The Importance of Updating Device Drivers

Keeping device drivers updated is crucial for the stability and performance of your system. Outdated or corrupted drivers can lead to hardware malfunctions, software conflicts, and system errors. Here are a few reasons to regularly update device drivers:

  1. Performance Improvements: Manufacturers often release updates to improve the performance of their hardware. By keeping your drivers updated, you ensure that you're benefiting from these enhancements.

  2. Security Vulnerabilities: Outdated drivers can expose your system to security risks. Many updates include patches for previously identified vulnerabilities, which help protect your system from potential attacks.

  3. Compatibility: As operating systems evolve, the compatibility between hardware and software can break down. Updating drivers ensures continued compatibility with the latest versions of the operating system and other software applications.

  4. Bug Fixes and Stability: Driver updates often include bug fixes that can enhance system stability. Regular updates can prevent random crashes or device malfunctions.

To update drivers, Windows provides several ways: through Windows Update, Device Manager, or by downloading updates directly from the manufacturer’s website.

Conclusion

Device drivers are the unsung heroes of the computing world, working tirelessly behind the scenes to ensure seamless interactions between software applications and hardware devices. Understanding the different types of drivers and their roles within the operating system can shed light on how our systems operate and why it’s vital to keep them running optimally.

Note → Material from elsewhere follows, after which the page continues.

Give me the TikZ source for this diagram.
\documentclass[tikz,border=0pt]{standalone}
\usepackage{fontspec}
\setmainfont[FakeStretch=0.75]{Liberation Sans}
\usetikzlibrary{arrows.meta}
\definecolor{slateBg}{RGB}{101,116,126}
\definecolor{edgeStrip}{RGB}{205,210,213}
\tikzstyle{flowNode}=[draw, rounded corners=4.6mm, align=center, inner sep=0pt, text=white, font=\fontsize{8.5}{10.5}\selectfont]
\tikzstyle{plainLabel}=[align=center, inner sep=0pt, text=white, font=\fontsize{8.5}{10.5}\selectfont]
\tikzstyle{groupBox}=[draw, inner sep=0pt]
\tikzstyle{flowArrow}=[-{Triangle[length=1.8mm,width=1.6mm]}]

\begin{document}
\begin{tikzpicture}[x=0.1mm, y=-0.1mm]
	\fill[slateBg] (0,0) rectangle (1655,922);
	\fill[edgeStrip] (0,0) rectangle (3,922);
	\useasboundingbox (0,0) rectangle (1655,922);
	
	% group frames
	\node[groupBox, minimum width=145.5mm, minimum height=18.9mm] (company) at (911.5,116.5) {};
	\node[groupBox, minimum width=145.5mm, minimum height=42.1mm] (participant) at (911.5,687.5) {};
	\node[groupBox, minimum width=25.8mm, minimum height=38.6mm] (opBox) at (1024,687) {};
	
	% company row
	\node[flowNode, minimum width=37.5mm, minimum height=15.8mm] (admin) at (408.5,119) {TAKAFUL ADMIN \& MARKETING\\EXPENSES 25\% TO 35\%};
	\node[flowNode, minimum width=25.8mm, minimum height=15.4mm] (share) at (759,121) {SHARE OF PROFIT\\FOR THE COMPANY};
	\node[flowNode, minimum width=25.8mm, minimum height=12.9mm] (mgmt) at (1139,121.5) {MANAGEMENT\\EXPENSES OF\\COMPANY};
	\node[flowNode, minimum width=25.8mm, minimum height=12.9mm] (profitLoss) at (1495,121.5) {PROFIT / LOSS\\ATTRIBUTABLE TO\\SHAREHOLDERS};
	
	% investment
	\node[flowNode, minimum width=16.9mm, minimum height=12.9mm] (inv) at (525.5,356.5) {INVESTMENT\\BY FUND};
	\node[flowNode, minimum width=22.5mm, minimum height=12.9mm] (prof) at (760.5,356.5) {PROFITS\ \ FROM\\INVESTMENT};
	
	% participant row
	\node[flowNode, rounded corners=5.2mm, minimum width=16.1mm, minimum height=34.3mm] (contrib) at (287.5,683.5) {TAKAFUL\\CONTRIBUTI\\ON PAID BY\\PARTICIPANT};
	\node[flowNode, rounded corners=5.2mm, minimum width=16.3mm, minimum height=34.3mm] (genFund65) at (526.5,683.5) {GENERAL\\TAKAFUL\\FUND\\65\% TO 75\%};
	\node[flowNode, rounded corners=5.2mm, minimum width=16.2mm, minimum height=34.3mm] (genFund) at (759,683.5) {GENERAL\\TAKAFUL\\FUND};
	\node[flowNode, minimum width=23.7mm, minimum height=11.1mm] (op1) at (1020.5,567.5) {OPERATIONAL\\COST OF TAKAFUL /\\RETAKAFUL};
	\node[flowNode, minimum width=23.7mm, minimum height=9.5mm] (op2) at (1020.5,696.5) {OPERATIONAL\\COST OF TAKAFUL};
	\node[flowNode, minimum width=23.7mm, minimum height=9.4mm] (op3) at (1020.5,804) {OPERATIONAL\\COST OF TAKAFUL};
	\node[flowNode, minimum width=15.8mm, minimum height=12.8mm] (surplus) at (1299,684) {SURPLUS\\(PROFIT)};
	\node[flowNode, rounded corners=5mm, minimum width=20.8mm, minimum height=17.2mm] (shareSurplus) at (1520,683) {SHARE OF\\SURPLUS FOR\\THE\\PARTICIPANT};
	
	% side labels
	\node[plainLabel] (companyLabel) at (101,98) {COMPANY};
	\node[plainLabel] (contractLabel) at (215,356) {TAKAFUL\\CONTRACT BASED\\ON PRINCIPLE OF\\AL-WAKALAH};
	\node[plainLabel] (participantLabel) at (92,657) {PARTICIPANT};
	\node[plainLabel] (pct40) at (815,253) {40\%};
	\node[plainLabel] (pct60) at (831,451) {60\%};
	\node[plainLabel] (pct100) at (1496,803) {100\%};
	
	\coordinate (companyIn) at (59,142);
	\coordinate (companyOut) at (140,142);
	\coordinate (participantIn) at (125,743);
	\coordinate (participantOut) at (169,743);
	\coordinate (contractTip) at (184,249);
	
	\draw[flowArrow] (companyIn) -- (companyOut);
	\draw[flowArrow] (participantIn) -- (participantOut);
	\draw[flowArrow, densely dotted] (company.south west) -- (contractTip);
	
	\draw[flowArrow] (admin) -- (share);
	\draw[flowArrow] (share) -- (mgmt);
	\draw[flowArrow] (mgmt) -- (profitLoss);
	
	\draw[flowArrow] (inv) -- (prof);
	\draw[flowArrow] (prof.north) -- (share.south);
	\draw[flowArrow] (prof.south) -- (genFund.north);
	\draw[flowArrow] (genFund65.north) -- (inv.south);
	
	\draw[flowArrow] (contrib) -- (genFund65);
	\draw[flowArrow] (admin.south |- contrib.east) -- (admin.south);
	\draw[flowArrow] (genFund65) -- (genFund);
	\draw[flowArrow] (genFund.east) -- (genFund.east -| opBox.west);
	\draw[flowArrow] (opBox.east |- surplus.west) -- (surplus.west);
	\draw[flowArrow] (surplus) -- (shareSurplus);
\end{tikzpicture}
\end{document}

As technology continues to evolve, so too will the methods by which devices interact with operating systems. Staying informed about device driver management is a crucial facet of maintaining a stable and efficient computing environment. So, whether you're a developer, a system administrator, or an everyday user, understanding device drivers will certainly enhance your appreciation of the complex orchestration that makes today's technology possible.